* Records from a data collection
start

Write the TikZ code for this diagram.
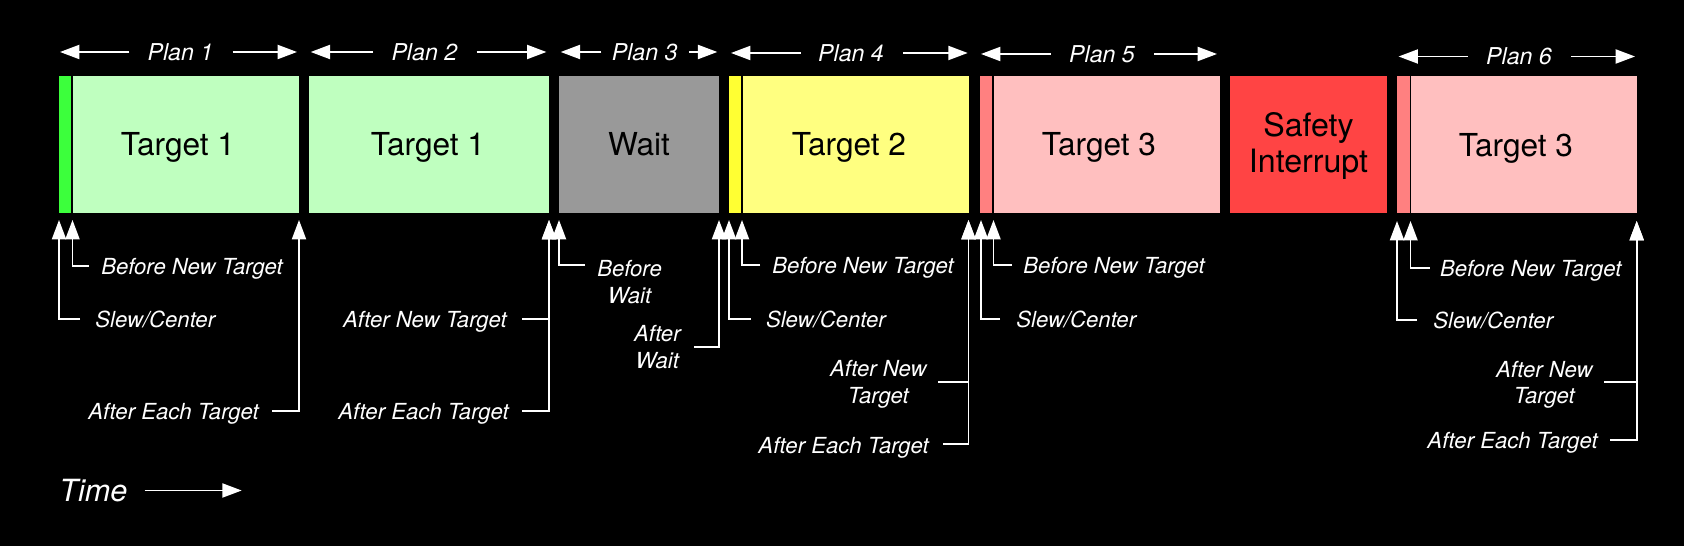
\documentclass[tikz,border=0pt]{standalone}
\usepackage{fontspec}
\setmainfont{TeX Gyre Heros}
\usepackage{tikz}
\usetikzlibrary{arrows.meta,calc}
\definecolor{tgtgreen}{HTML}{BFFFBF}
\definecolor{slwgreen}{HTML}{3CFF3C}
\definecolor{waitgrey}{HTML}{999999}
\definecolor{tgtyellow}{HTML}{FFFF80}
\definecolor{slwyellow}{HTML}{FFFF33}
\definecolor{tgtpink}{HTML}{FFBFBF}
\definecolor{slwpink}{HTML}{FF8080}
\definecolor{safered}{HTML}{FF4444}

\begin{document}
\begin{tikzpicture}[x=0.02cm, y=-0.02cm,
		boxtext/.style={text=black, font=\fontsize{18}{21}\selectfont, inner sep=0pt, text height=12.9pt, text depth=0pt},
		boxtwo/.style={text=black, font=\fontsize{18.3}{20.8}\selectfont, inner sep=0pt, align=center},
		plan/.style={text=white, font=\fontsize{13.2}{15}\selectfont\itshape, inner sep=0pt, text height=9.4pt, text depth=0pt},
		lbl/.style={text=white, font=\fontsize{12.6}{15.1}\selectfont\itshape, inner sep=0pt, text height=10.2pt, text depth=0pt},
		lbltwo/.style={text=white, font=\fontsize{12.6}{15.1}\selectfont\itshape, inner sep=0pt, align=center},
		flow/.style={draw=white, line width=1pt, -{Triangle[length=11pt,width=8pt]}}]
			%%%%% START %%%%%
			\useasboundingbox (0,0) rectangle (1684,546);
			\fill[black] (0,0) rectangle (1684,546);
			
			% blocks
			\fill[slwgreen] (59,76) rectangle (71,212.7);
			\fill[tgtgreen] (72.7,76) rectangle (299,212.7);
			\node[boxtext] (t1) at (178,144.3) {Target 1};
			
			\fill[tgtgreen] (309,76) rectangle (549,212.7);
			\node[boxtext] (t2) at (428,144.3) {Target 1};
			
			\fill[waitgrey] (559,76) rectangle (719,212.7);
			\node[boxtext] (t3) at (639,144.3) {Wait};
			
			\fill[slwyellow] (729,76) rectangle (741,212.7);
			\fill[tgtyellow] (742.7,76) rectangle (969,212.7);
			\node[boxtext] (t4) at (849,144.3) {Target 2};
			
			\fill[slwpink] (980,76) rectangle (992,212.7);
			\fill[tgtpink] (993.7,76) rectangle (1220,212.7);
			\node[boxtext] (t5) at (1099,144.3) {Target 3};
			
			\fill[safered] (1230,76) rectangle (1386.7,212.7);
			\node[boxtwo] (si) at (1308.5,146) {Safety\\Interrupt};
			
			\fill[slwpink] (1396.5,76.5) rectangle (1409.5,213);
			\fill[tgtpink] (1411,76.5) rectangle (1637,213);
			\node[boxtext] (t6) at (1516,144.8) {Target 3};
			
			% plans
			\node[plan] (p1) at (180.5,52) {Plan 1};
			\coordinate (p1l) at (60,52);
			\coordinate (p1r) at (297,52);
			\draw[flow] ([xshift=-0.36cm]p1.west) -- (p1l);
			\draw[flow] ([xshift=0.38cm]p1.east) -- (p1r);
			
			\node[plan] (p2) at (424.4,52) {Plan 2};
			\coordinate (p2l) at (310.7,52);
			\coordinate (p2r) at (546.4,52);
			\draw[flow] ([xshift=-0.36cm]p2.west) -- (p2l);
			\draw[flow] ([xshift=0.38cm]p2.east) -- (p2r);
			
			\node[plan] (p3) at (644.7,52) {Plan 3};
			\coordinate (p3l) at (560.7,52);
			\coordinate (p3r) at (717.3,52);
			\draw[flow] ([xshift=-0.2cm]p3.west) -- (p3l);
			\draw[flow] ([xshift=0.22cm]p3.east) -- (p3r);
			
			\node[plan] (p4) at (851,53) {Plan 4};
			\coordinate (p4l) at (731,53);
			\coordinate (p4r) at (967.7,53);
			\draw[flow] ([xshift=-0.34cm]p4.west) -- (p4l);
			\draw[flow] ([xshift=0.38cm]p4.east) -- (p4r);
			
			\node[plan] (p5) at (1102,54) {Plan 5};
			\coordinate (p5l) at (981,54);
			\coordinate (p5r) at (1217,54);
			\draw[flow] ([xshift=-0.36cm]p5.west) -- (p5l);
			\draw[flow] ([xshift=0.38cm]p5.east) -- (p5r);
			
			\node[plan] (p6) at (1519,56.5) {Plan 6};
			\coordinate (p6l) at (1398.6,56.5);
			\coordinate (p6r) at (1635,56.5);
			\draw[flow] ([xshift=-0.36cm]p6.west) -- (p6l);
			\draw[flow] ([xshift=0.38cm]p6.east) -- (p6r);
			
			% trigger points
			\coordinate (s1) at (59,220);
			\coordinate (b1) at (72.5,220);
			\coordinate (e1) at (299,220);
			\coordinate (e2) at (549,220);
			\coordinate (bw) at (559,220);
			\coordinate (aw) at (719,220);
			\coordinate (s4) at (729,220);
			\coordinate (b4) at (742,220);
			\coordinate (e4) at (968.5,220);
			\coordinate (s5) at (981,220);
			\coordinate (b5) at (993.5,220);
			\coordinate (s6) at (1397,221);
			\coordinate (b6) at (1410.5,221);
			\coordinate (e6) at (1636.7,221);
			
			% plan 1
			\node[lbl, anchor=west] (before1) at (101,266) {Before New Target};
			\node[lbl, anchor=west] (slew1) at (95,319) {Slew/Center};
			\node[lbl, anchor=east] (each1) at (259,410.7) {After Each Target};
			\draw[flow] ([xshift=-0.24cm]before1.west) -| (b1);
			\draw[flow] ([xshift=-0.3cm]slew1.west) -| (s1);
			\draw[flow] ([xshift=0.26cm]each1.east) -| (e1);
			
			% plan 2
			\node[lbl, anchor=east] (new2) at (507,318.7) {After New Target};
			\node[lbl, anchor=east] (each2) at (509,410.7) {After Each Target};
			\draw[flow] ([xshift=0.3cm]new2.east) -| (e2);
			\draw[flow] ([xshift=0.26cm]each2.east) -| (e2);
			
			% plan 3
			\node[lbltwo, anchor=north west] (bwait) at (597,260) {Before\\Wait};
			\node[lbltwo, anchor=east] (await) at (681,347) {After\\Wait};
			\draw[flow] ([xshift=-0.24cm,yshift=-3pt]bwait.north west) -| (bw);
			\draw[flow] ([xshift=0.26cm]await.east) -| (aw);
			
			% plan 4
			\node[lbl, anchor=west] (before4) at (772,265) {Before New Target};
			\node[lbl, anchor=west] (slew4) at (765.7,318.7) {Slew/Center};
			\node[lbltwo, anchor=east] (new4) at (927,384.4) {After New\\Target};
			\node[lbl, anchor=east] (each4) at (929,444.3) {After Each Target};
			\draw[flow] ([xshift=-0.24cm]before4.west) -| (b4);
			\draw[flow] ([xshift=-0.3cm]slew4.west) -| (s4);
			\draw[flow] ([xshift=0.22cm,yshift=1.5pt]new4.east) -| (e4);
			\draw[flow] ([xshift=0.28cm]each4.east) -| (e4);
			
			% plan 5
			\node[lbl, anchor=west] (before5) at (1023,265) {Before New Target};
			\node[lbl, anchor=west] (slew5) at (1016,319) {Slew/Center};
			\draw[flow] ([xshift=-0.22cm]before5.west) -| (b5);
			\draw[flow] ([xshift=-0.32cm]slew5.west) -| (s5);
			
			% plan 6
			\node[lbl, anchor=west] (before6) at (1439.7,267.7) {Before New Target};
			\node[lbl, anchor=west] (slew6) at (1433,320) {Slew/Center};
			\node[lbltwo, anchor=east] (new6) at (1593,385) {After New\\Target};
			\node[lbl, anchor=east] (each6) at (1598,440) {After Each Target};
			\draw[flow] ([xshift=-0.2cm]before6.west) -| (b6);
			\draw[flow] ([xshift=-0.32cm]slew6.west) -| (s6);
			\draw[flow] ([xshift=0.22cm,yshift=1.5pt]new6.east) -| (e6);
			\draw[flow] ([xshift=0.24cm]each6.east) -| (e6);
			
			% time axis
			\node[anchor=west, text=white, font=\fontsize{17.4}{20}\selectfont\itshape, inner sep=0pt, text height=12.5pt, text depth=0pt] (tm) at (59,490.5) {Time};
			\coordinate (tmend) at (241.7,490.5);
			\draw[flow] ([xshift=0.34cm]tm.east) -- (tmend);
			%%%%% END %%%%%
		\end{tikzpicture}
\end{document}
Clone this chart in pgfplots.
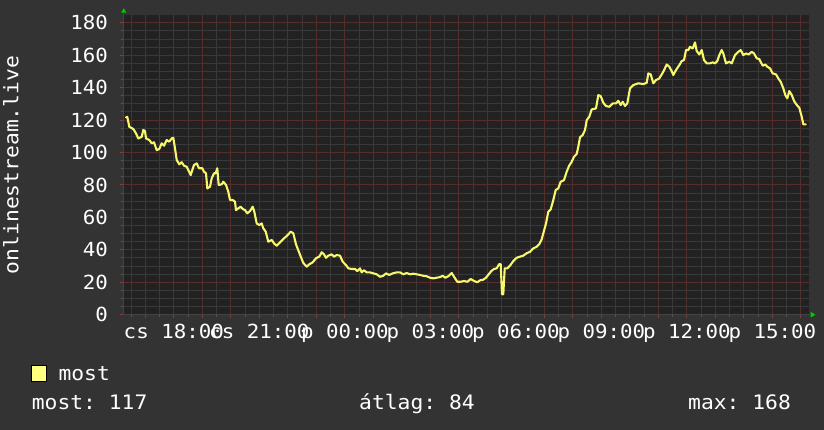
\documentclass[border=0pt]{standalone}
\usepackage{fontspec}
\setmainfont{DejaVu Sans Mono}[FakeStretch=1.07]
\usepackage{pgfplots}
\usepackage{pgfplotstable}
\pgfplotsset{compat=1.18}
\definecolor{outerbg}{HTML}{333333}
\definecolor{canvas}{HTML}{222222}
\definecolor{majgrid}{HTML}{552D2D}
\definecolor{mingrid}{HTML}{393939}
\definecolor{majtick}{HTML}{8A3A3A}
\definecolor{mintick}{HTML}{555555}
\definecolor{axiscol}{HTML}{444444}
\definecolor{lineyel}{HTML}{F7F76E}
\definecolor{legyel}{HTML}{FFFF80}
\definecolor{arrowgreen}{HTML}{00CC00}
\newcommand\msp{\hphantom{0}}

\pgfplotstableread{
h v
-7.677 121.7
-7.632 122.0
-7.561 115.9
-7.421 114.5
-7.326 111.8
-7.246 108.7
-7.126 109.7
-7.070 113.9
-7.011 113.3
-6.975 108.7
-6.860 107.7
-6.775 105.7
-6.695 106.3
-6.600 101.5
-6.509 102.2
-6.425 105.7
-6.344 104.2
-6.249 107.7
-6.158 106.7
-6.074 108.7
-6.018 109.1
-5.958 102.6
-5.898 95.4
-5.807 92.7
-5.723 94.0
-5.642 91.9
-5.547 91.2
-5.491 89.2
-5.407 86.1
-5.351 89.2
-5.291 92.3
-5.196 93.3
-5.116 90.3
-5.000 90.3
-4.940 88.2
-4.870 87.2
-4.825 77.9
-4.730 78.9
-4.670 84.1
-4.589 87.2
-4.530 87.2
-4.474 90.3
-4.425 80.0
-4.319 80.4
-4.263 82.0
-4.168 80.0
-4.088 75.8
-4.028 70.7
-3.933 70.7
-3.853 69.7
-3.818 64.5
-3.737 65.6
-3.653 66.6
-3.582 65.2
-3.502 64.5
-3.421 62.5
-3.326 63.9
-3.232 66.6
-3.175 63.5
-3.091 56.3
-3.000 55.3
-2.916 56.3
-2.860 53.3
-2.775 51.2
-2.684 45.0
-2.565 46.1
-2.484 44.0
-2.389 42.5
-2.274 44.6
-2.158 46.7
-2.039 48.5
-1.898 51.2
-1.807 50.2
-1.712 43.4
-1.572 37.0
-1.460 32.0
-1.337 29.6
-1.246 31.1
-1.126 32.3
-1.011 34.8
-0.895 35.8
-0.811 38.5
-0.730 37.2
-0.660 35.1
-0.579 36.4
-0.460 37.2
-0.379 35.8
-0.284 36.8
-0.168 36.4
-0.074 32.7
0.042 30.6
0.123 28.6
0.242 28.2
0.358 28.2
0.439 26.9
0.533 28.6
0.593 26.1
0.674 27.4
0.768 26.1
0.884 26.1
1.000 25.5
1.119 24.9
1.235 23.4
1.351 24.0
1.446 25.5
1.561 24.5
1.681 25.5
1.821 26.1
1.937 26.1
2.053 24.9
2.172 25.7
2.288 24.9
2.404 25.3
2.523 24.9
2.639 24.5
2.754 24.0
2.874 23.7
2.989 22.8
3.105 22.4
3.225 22.8
3.340 23.2
3.435 24.0
3.526 22.8
3.632 23.7
3.751 25.7
3.832 23.4
3.947 20.3
4.067 20.3
4.182 20.8
4.298 20.3
4.418 22.0
4.533 20.8
4.649 20.0
4.744 21.2
4.860 21.6
4.954 22.8
5.049 24.9
5.140 26.9
5.235 28.2
5.330 28.6
5.411 31.1
5.470 31.1
5.516 12.6
5.561 12.6
5.611 28.6
5.702 28.6
5.796 30.2
5.912 33.1
6.032 35.1
6.147 35.8
6.263 36.4
6.382 37.9
6.498 38.8
6.614 40.9
6.733 41.9
6.825 43.5
6.909 46.5
6.965 50.2
7.060 56.3
7.140 63.5
7.225 65.0
7.316 70.7
7.400 76.9
7.491 77.9
7.575 82.0
7.691 83.0
7.786 88.2
7.867 91.7
7.961 94.3
8.042 97.4
8.137 99.1
8.193 103.6
8.253 109.4
8.347 110.8
8.428 113.9
8.488 120.0
8.579 122.1
8.663 126.6
8.814 127.2
8.895 135.4
8.979 134.8
9.070 130.7
9.165 128.7
9.281 128.2
9.400 130.3
9.516 130.3
9.596 131.9
9.681 129.3
9.751 131.3
9.832 128.7
9.912 130.3
10.007 139.6
10.123 141.6
10.298 142.7
10.474 142.2
10.593 143.0
10.649 148.8
10.733 148.2
10.825 142.7
10.919 144.7
11.035 145.7
11.175 149.8
11.295 154.3
11.386 152.9
11.470 150.2
11.526 147.8
11.621 150.9
11.737 153.9
11.821 156.4
11.902 157.0
11.972 163.2
12.053 163.2
12.112 165.2
12.207 164.2
12.288 167.9
12.347 162.6
12.439 160.5
12.523 163.2
12.604 157.0
12.698 155.0
12.814 155.0
12.909 155.6
12.989 155.0
13.070 156.4
13.140 160.1
13.225 163.2
13.281 161.1
13.375 155.0
13.491 156.0
13.575 155.0
13.691 160.1
13.807 162.1
13.891 163.2
13.982 160.1
14.077 161.1
14.172 160.5
14.277 162.1
14.358 161.1
14.453 158.1
14.544 157.6
14.663 153.5
14.754 154.3
14.825 152.9
14.919 151.9
15.014 148.8
15.130 148.2
15.211 145.7
15.295 143.6
15.386 139.6
15.456 135.4
15.526 133.4
15.596 137.9
15.684 135.4
15.765 131.7
15.860 129.3
15.947 127.6
16.032 122.1
16.088 117.4
16.172 117.4
}\datatable

\begin{document}
\begin{tikzpicture}
\fill[outerbg] (0,0) rectangle (824bp,430bp);
\path[use as bounding box] (0,0) rectangle (824bp,430bp);
\begin{axis}[
  at={(123.3bp,115.3bp)}, anchor=south west,
  width=686bp, height=300bp, scale only axis,
  xmin=-7.772, xmax=16.298, ymin=0, ymax=185,
  axis background/.style={fill=canvas},
  axis line style={draw=none},
  tick pos=left, tick align=outside,
  major tick length=3bp, minor tick length=2bp,
  major tick style={draw=majtick, line width=1bp},
  minor tick style={draw=mintick, line width=1bp},
  grid=both,
  major grid style={draw=majgrid, line width=1bp},
  minor grid style={draw=mingrid, line width=1bp},
  xtick={-7,...,16},
  xticklabels={{},{cs\msp 18:00},{},{},{cs\msp 21:00},{},{},{p\msp 00:00},{},{},{p\msp 03:00},{},{},{p\msp 06:00},{},{},{p\msp 09:00},{},{},{p\msp 12:00},{},{},{p\msp 15:00},{}},
  minor xtick={-7.5,-6.5,...,15.5},
  ytick={0,20,...,180},
  minor ytick={5,10,15,25,30,35,45,50,55,65,70,75,85,90,95,105,110,115,125,130,135,145,150,155,165,170,175},
  /pgf/number format/assume math mode=true,
  tick label style={font=\fontsize{19.5}{20}\selectfont, text=white},
  xticklabel style={anchor=base, inner sep=0pt, yshift=-20.6bp},
  yticklabel style={anchor=east, inner sep=0pt, xshift=-12.1bp},
]
\addplot[color=lineyel, line width=2.1bp, line join=round, line cap=round] table[x=h, y=v] {\datatable};
\end{axis}
\draw[axiscol, line width=1bp] (123.3bp,115.3bp) -- (810bp,115.3bp);
\draw[axiscol, line width=1bp] (123.8bp,115.3bp) -- (123.8bp,418bp);
\fill[arrowgreen] (810.7bp,112.5bp) -- (815.5bp,115.3bp) -- (810.7bp,118.1bp) -- cycle;
\fill[arrowgreen] (121.2bp,417.3bp) -- (126.4bp,417.3bp) -- (123.8bp,421.8bp) -- cycle;
\node[rotate=90, anchor=base, inner sep=0pt, text=white, font=\fontsize{20}{24}\selectfont] at (18.3bp,265bp) {onlinestream.live};
\draw[black, line width=1bp, fill=legyel] (31.5bp,48.8bp) rectangle (46.8bp,64.5bp);
\node[anchor=base west, inner sep=0pt, text=white, font=\fontsize{20}{24}\selectfont] at (58.3bp,49bp) {most};
\node[anchor=base west, inner sep=0pt, text=white, font=\fontsize{20}{24}\selectfont] at (31.7bp,21bp) {most:\msp 117};
\node[anchor=base west, inner sep=0pt, text=white, font=\fontsize{20}{24}\selectfont] at (359bp,21bp) {átlag:\msp 84};
\node[anchor=base west, inner sep=0pt, text=white, font=\fontsize{20}{24}\selectfont] at (688bp,21bp) {max:\msp 168};
\end{tikzpicture}
\end{document}
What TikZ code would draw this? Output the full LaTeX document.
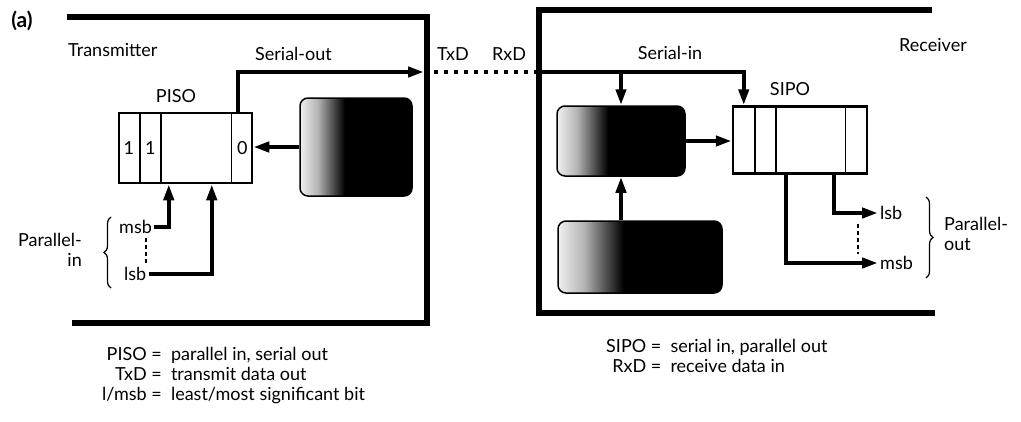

end

* YOUR INSTRUCTIONS
Copy out every line from the data above that has "this" in it.

* RESULT
Write the TikZ code for this diagram.
Clone this chart in pgfplots.
What TikZ code would draw this? Output the full LaTeX document.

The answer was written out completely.